(SET TASK):
Output each line exactly as it appears, skipping any embedded picture.
[Start INFORMATION SHOWN]
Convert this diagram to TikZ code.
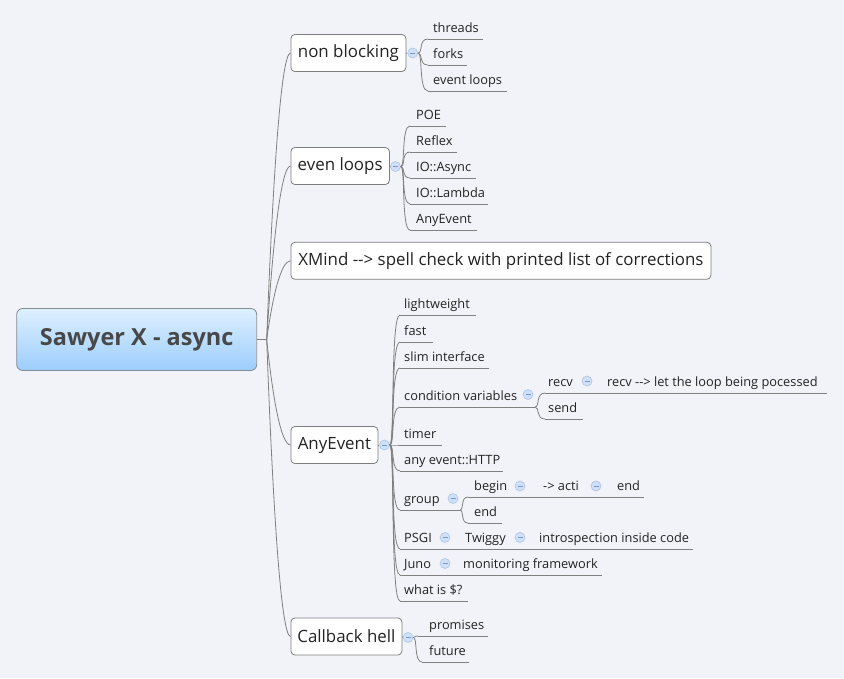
\documentclass[tikz,border=0pt]{standalone}
\usepackage{fontspec}
\setmainfont{Open Sans}
\usetikzlibrary{calc}
\definecolor{bg}{RGB}{242,243,248}
\definecolor{linegray}{RGB}{128,128,128}
\definecolor{boxgray}{RGB}{125,125,125}
\definecolor{txt}{RGB}{35,35,35}
\definecolor{roottxt}{RGB}{72,72,72}
\definecolor{rtop}{RGB}{222,240,255}
\definecolor{rbot}{RGB}{156,205,252}
\definecolor{rdraw}{RGB}{130,140,150}
\definecolor{togfill}{RGB}{208,224,248}
\definecolor{togdraw}{RGB}{170,196,234}
\definecolor{togminus}{RGB}{120,150,200}
\newcommand\mmsub[6]{%
  \node[subt] (#1) at (#2,#3-7) {#6};
  \coordinate (#1-s) at (#4,#3);
  \coordinate (#1-e) at (#5,#3);
  \draw[ln] (#1-s) -- (#1-e);
}
\begin{document}
\begin{tikzpicture}[x=1pt,y=-1pt,
  ln/.style={draw=linegray, line width=0.8pt},
  root/.style={draw=rdraw, top color=rtop, bottom color=rbot, rounded corners=6pt,
    minimum width=240, minimum height=62, inner sep=0pt, line width=0.8pt,
    font=\fontsize{23.5}{28}\selectfont\bfseries, text=roottxt},
  topic/.style={draw=boxgray, fill=white, rounded corners=4pt, minimum height=37,
    anchor=west, inner sep=0pt, line width=0.8pt,
    font=\fontsize{16.9}{20}\selectfont, text=txt},
  subt/.style={anchor=base west, inner sep=0pt, font=\fontsize{12.8}{15}\selectfont, text=txt},
  tog/.style={circle, minimum size=10, inner sep=0pt, fill=togfill, draw=togdraw, line width=0.6pt,
    path picture={\draw[togminus, line width=0.6pt]
      ([xshift=-2.5pt]path picture bounding box.center) -- ([xshift=2.5pt]path picture bounding box.center);}},
  trunk/.style={ln, to path={let \p1=(\tikztostart), \p2=(\tikztotarget) in
    .. controls ({\x1+0.25*(\x2-\x1)},{\y1+0.55*(\y2-\y1)}) and ({\x1+0.6*(\x2-\x1)},\y2) .. (\tikztotarget)}},
  br/.style={ln, to path={let \p1=(\tikztostart), \p2=(\tikztotarget) in
    .. controls ({\x1+0.5*(\x2-\x1)},\y1) and ({\x1+0.05*(\x2-\x1)},\y2) .. (\tikztotarget)}}
]
\fill[bg] (0,0) rectangle (844,678);
\useasboundingbox (0,0) rectangle (844,678);

% central topic
\node[root] (root) at (136.7,339.5) {Sawyer X - async};
\coordinate (hub) at (266.7,339.5);
\draw[ln] (root.east) -- (hub);

% main topics
\node[topic, minimum width=115] (nb) at (290.5,53) {non blocking};
\node[topic, minimum width=98.5] (el) at (290.5,166) {even loops};
\node[topic, minimum width=420] (xm) at (290.5,260.8) {XMind -{}-{}> spell check with printed list of corrections};
\node[topic, minimum width=87] (ae) at (290.5,445) {AnyEvent};
\node[topic, minimum width=111] (cb) at (290.5,636.5) {Callback hell};
\foreach \t in {nb,el,xm,ae,cb} \draw[trunk] (hub) to (\t.west);

% toggles of main topics
\node[tog] (nb-t) at (412.7,53) {};
\node[tog] (el-t) at (395.5,166.5) {};
\node[tog] (ae-t) at (384.5,445) {};
\node[tog] (cb-t) at (408,637.5) {};
\foreach \t in {nb,el,ae,cb} \draw[ln] (\t.east) -- (\t-t.west);

% non blocking
\mmsub{thr}{433}{39}{428}{483}{threads}
\mmsub{frk}{433}{65}{428}{467}{forks}
\mmsub{evl}{433}{91}{428}{507}{event loops}
\foreach \c in {thr,frk,evl} \draw[br] (nb-t.east) to (\c-s);

% even loops
\mmsub{poe}{416}{126}{410}{446}{POE}
\mmsub{rfx}{416}{152}{410}{457}{Reflex}
\mmsub{ioa}{416}{178}{410}{476}{IO::Async}
\mmsub{iol}{416}{204}{410}{488}{IO::Lambda}
\mmsub{ane}{416}{230}{410}{477}{AnyEvent}
\foreach \c in {poe,rfx,ioa,iol,ane} \draw[br] (el-t.east) to (\c-s);

% AnyEvent
\mmsub{lw}{404}{315}{400}{476}{lightweight}
\mmsub{fst}{404}{342}{400}{433}{fast}
\mmsub{slim}{404}{368}{400}{489}{slim interface}
\mmsub{cv}{404}{407}{400}{535}{condition variables}
\mmsub{tmr}{404}{445}{400}{442}{timer}
\mmsub{http}{404}{471}{400}{503}{any event::HTTP}
\mmsub{grp}{404}{510}{400}{460}{group}
\mmsub{psgi}{404}{549}{400}{693}{PSGI}
\mmsub{juno}{404}{575}{400}{602}{Juno}
\mmsub{what}{404}{601}{400}{468}{what is \$?}
\foreach \c in {lw,fst,slim,cv,tmr,http,grp,psgi,juno,what} \draw[br] (ae-t.east) to (\c-s);

% condition variables
\node[tog] (cv-t) at (528,394.5) {};
\mmsub{recv}{548}{393}{545}{827}{recv}
\mmsub{send}{548}{419}{545}{583}{send}
\foreach \c in {recv,send} \draw[br] (cv-e) to (\c-s);
\node[tog] (recv-t) at (587,381) {};
\node[subt] (recvc) at (607,393-7) {recv -{}-{}> let the loop being pocessed};

% group
\node[tog] (grp-t) at (453,498.5) {};
\mmsub{beg}{474}{497}{468}{644}{begin}
\mmsub{gend}{474}{523}{468}{502}{end}
\foreach \c in {beg,gend} \draw[br] (grp-e) to (\c-s);
\node[tog] (beg-t) at (520,486) {};
\node[subt] (acti) at (543,497-7) {-> acti};
\node[tog] (acti-t) at (596,486) {};
\node[subt] (aend) at (617,497-7) {end};

% PSGI chain
\node[tog] (psgi-t) at (445,537.5) {};
\node[subt] (twg) at (465,549-7) {Twiggy};
\node[tog] (twg-t) at (520,537.5) {};
\node[subt] (intro) at (539,549-7) {introspection inside code};

% Juno chain
\node[tog] (juno-t) at (445,563.5) {};
\node[subt] (mon) at (463,575-7) {monitoring framework};

% Callback hell
\mmsub{prom}{429}{636}{418}{488}{promises}
\mmsub{fut}{429}{662}{422}{469}{future}
\foreach \c in {prom,fut} \draw[br] (cb-t.east) to (\c-s);
\end{tikzpicture}
\end{document}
[End INFORMATION SHOWN]
(SOLVED PROBLEM):
Convert this diagram to TikZ code.
\documentclass[tikz,border=0pt]{standalone}
\usepackage{fontspec}
\setmainfont{Open Sans}
\usetikzlibrary{calc}
\definecolor{bg}{RGB}{242,243,248}
\definecolor{linegray}{RGB}{128,128,128}
\definecolor{boxgray}{RGB}{125,125,125}
\definecolor{txt}{RGB}{35,35,35}
\definecolor{roottxt}{RGB}{72,72,72}
\definecolor{rtop}{RGB}{222,240,255}
\definecolor{rbot}{RGB}{156,205,252}
\definecolor{rdraw}{RGB}{130,140,150}
\definecolor{togfill}{RGB}{208,224,248}
\definecolor{togdraw}{RGB}{170,196,234}
\definecolor{togminus}{RGB}{120,150,200}
\newcommand\mmsub[6]{%
  \node[subt] (#1) at (#2,#3-7) {#6};
  \coordinate (#1-s) at (#4,#3);
  \coordinate (#1-e) at (#5,#3);
  \draw[ln] (#1-s) -- (#1-e);
}
\begin{document}
\begin{tikzpicture}[x=1pt,y=-1pt,
  ln/.style={draw=linegray, line width=0.8pt},
  root/.style={draw=rdraw, top color=rtop, bottom color=rbot, rounded corners=6pt,
    minimum width=240, minimum height=62, inner sep=0pt, line width=0.8pt,
    font=\fontsize{23.5}{28}\selectfont\bfseries, text=roottxt},
  topic/.style={draw=boxgray, fill=white, rounded corners=4pt, minimum height=37,
    anchor=west, inner sep=0pt, line width=0.8pt,
    font=\fontsize{16.9}{20}\selectfont, text=txt},
  subt/.style={anchor=base west, inner sep=0pt, font=\fontsize{12.8}{15}\selectfont, text=txt},
  tog/.style={circle, minimum size=10, inner sep=0pt, fill=togfill, draw=togdraw, line width=0.6pt,
    path picture={\draw[togminus, line width=0.6pt]
      ([xshift=-2.5pt]path picture bounding box.center) -- ([xshift=2.5pt]path picture bounding box.center);}},
  trunk/.style={ln, to path={let \p1=(\tikztostart), \p2=(\tikztotarget) in
    .. controls ({\x1+0.25*(\x2-\x1)},{\y1+0.55*(\y2-\y1)}) and ({\x1+0.6*(\x2-\x1)},\y2) .. (\tikztotarget)}},
  br/.style={ln, to path={let \p1=(\tikztostart), \p2=(\tikztotarget) in
    .. controls ({\x1+0.5*(\x2-\x1)},\y1) and ({\x1+0.05*(\x2-\x1)},\y2) .. (\tikztotarget)}}
]
\fill[bg] (0,0) rectangle (844,678);
\useasboundingbox (0,0) rectangle (844,678);

% central topic
\node[root] (root) at (136.7,339.5) {Sawyer X - async};
\coordinate (hub) at (266.7,339.5);
\draw[ln] (root.east) -- (hub);

% main topics
\node[topic, minimum width=115] (nb) at (290.5,53) {non blocking};
\node[topic, minimum width=98.5] (el) at (290.5,166) {even loops};
\node[topic, minimum width=420] (xm) at (290.5,260.8) {XMind -{}-{}> spell check with printed list of corrections};
\node[topic, minimum width=87] (ae) at (290.5,445) {AnyEvent};
\node[topic, minimum width=111] (cb) at (290.5,636.5) {Callback hell};
\foreach \t in {nb,el,xm,ae,cb} \draw[trunk] (hub) to (\t.west);

% toggles of main topics
\node[tog] (nb-t) at (412.7,53) {};
\node[tog] (el-t) at (395.5,166.5) {};
\node[tog] (ae-t) at (384.5,445) {};
\node[tog] (cb-t) at (408,637.5) {};
\foreach \t in {nb,el,ae,cb} \draw[ln] (\t.east) -- (\t-t.west);

% non blocking
\mmsub{thr}{433}{39}{428}{483}{threads}
\mmsub{frk}{433}{65}{428}{467}{forks}
\mmsub{evl}{433}{91}{428}{507}{event loops}
\foreach \c in {thr,frk,evl} \draw[br] (nb-t.east) to (\c-s);

% even loops
\mmsub{poe}{416}{126}{410}{446}{POE}
\mmsub{rfx}{416}{152}{410}{457}{Reflex}
\mmsub{ioa}{416}{178}{410}{476}{IO::Async}
\mmsub{iol}{416}{204}{410}{488}{IO::Lambda}
\mmsub{ane}{416}{230}{410}{477}{AnyEvent}
\foreach \c in {poe,rfx,ioa,iol,ane} \draw[br] (el-t.east) to (\c-s);

% AnyEvent
\mmsub{lw}{404}{315}{400}{476}{lightweight}
\mmsub{fst}{404}{342}{400}{433}{fast}
\mmsub{slim}{404}{368}{400}{489}{slim interface}
\mmsub{cv}{404}{407}{400}{535}{condition variables}
\mmsub{tmr}{404}{445}{400}{442}{timer}
\mmsub{http}{404}{471}{400}{503}{any event::HTTP}
\mmsub{grp}{404}{510}{400}{460}{group}
\mmsub{psgi}{404}{549}{400}{693}{PSGI}
\mmsub{juno}{404}{575}{400}{602}{Juno}
\mmsub{what}{404}{601}{400}{468}{what is \$?}
\foreach \c in {lw,fst,slim,cv,tmr,http,grp,psgi,juno,what} \draw[br] (ae-t.east) to (\c-s);

% condition variables
\node[tog] (cv-t) at (528,394.5) {};
\mmsub{recv}{548}{393}{545}{827}{recv}
\mmsub{send}{548}{419}{545}{583}{send}
\foreach \c in {recv,send} \draw[br] (cv-e) to (\c-s);
\node[tog] (recv-t) at (587,381) {};
\node[subt] (recvc) at (607,393-7) {recv -{}-{}> let the loop being pocessed};

% group
\node[tog] (grp-t) at (453,498.5) {};
\mmsub{beg}{474}{497}{468}{644}{begin}
\mmsub{gend}{474}{523}{468}{502}{end}
\foreach \c in {beg,gend} \draw[br] (grp-e) to (\c-s);
\node[tog] (beg-t) at (520,486) {};
\node[subt] (acti) at (543,497-7) {-> acti};
\node[tog] (acti-t) at (596,486) {};
\node[subt] (aend) at (617,497-7) {end};

% PSGI chain
\node[tog] (psgi-t) at (445,537.5) {};
\node[subt] (twg) at (465,549-7) {Twiggy};
\node[tog] (twg-t) at (520,537.5) {};
\node[subt] (intro) at (539,549-7) {introspection inside code};

% Juno chain
\node[tog] (juno-t) at (445,563.5) {};
\node[subt] (mon) at (463,575-7) {monitoring framework};

% Callback hell
\mmsub{prom}{429}{636}{418}{488}{promises}
\mmsub{fut}{429}{662}{422}{469}{future}
\foreach \c in {prom,fut} \draw[br] (cb-t.east) to (\c-s);
\end{tikzpicture}
\end{document}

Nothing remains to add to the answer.